Groups (A, B), C [two groups] of first machine are topologically equivalent with
Groups D, E of second machine

And thus the first machine with states A, B, C contains virtual machine, which is topologically equivalent with second one. For all machines, we can find such topological equivalents. In case of non-FSM, topological equivalence becomes more complex, but as it never reaches infinite size, all it's possible states can be counted - and if there is a fit, there is topological identity.

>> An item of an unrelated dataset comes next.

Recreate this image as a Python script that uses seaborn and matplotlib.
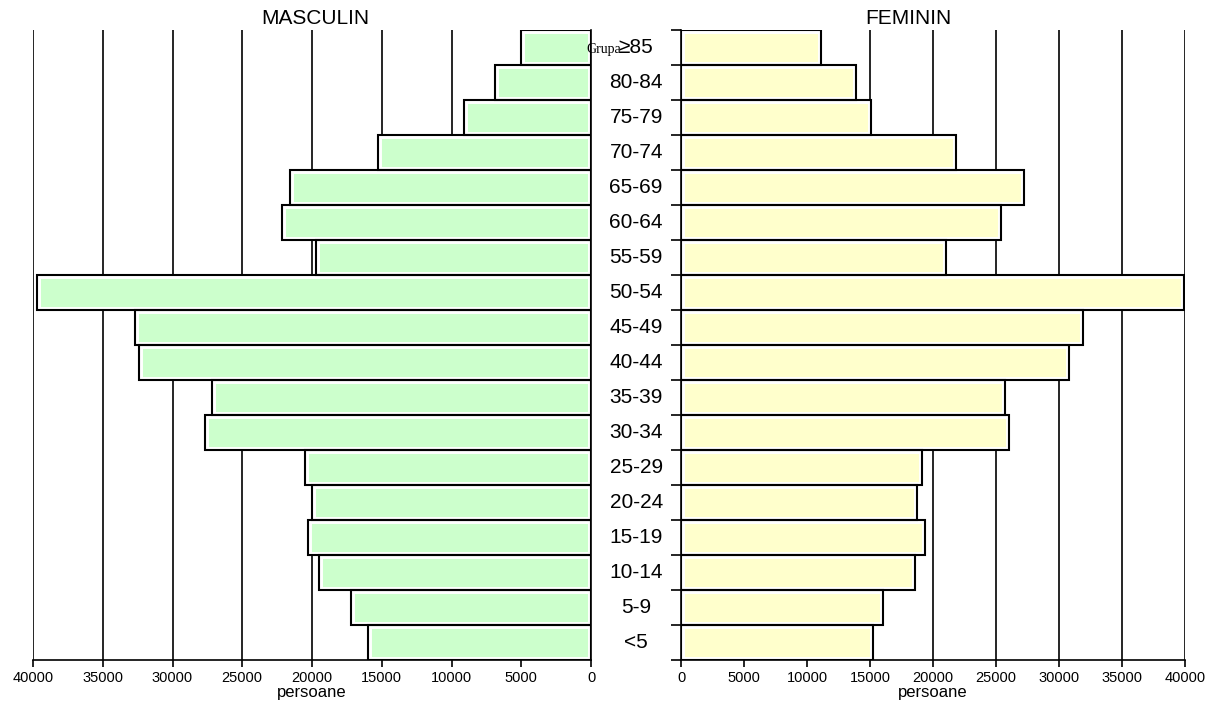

In case some virtual machine depends in it's output on some other, topologically identical machine, which it creates - and which is, thus, created also by it's topological equivalent - so that also this equivalent depends on the same things, it is, in fact, running into some kind of halting problem or similar. We must only be able to show that the identical machine inside is independent - it might depend on some activity of parent machine, which is also it's own activity, but it must not be dependent on anything other. For example, it can not get input variable, which it gives to next one after dividing one.

When we analyze topological space of possible computer programs, we can divide most programs into several pieces in however way so that both pieces will be state machines interacting with each others. This is why my 1D CA solver essentially does. By analyzing such topology we will get a lot of information about programs otherwise unachievable.

Now, our solver can show us in IDE, which calls are circular.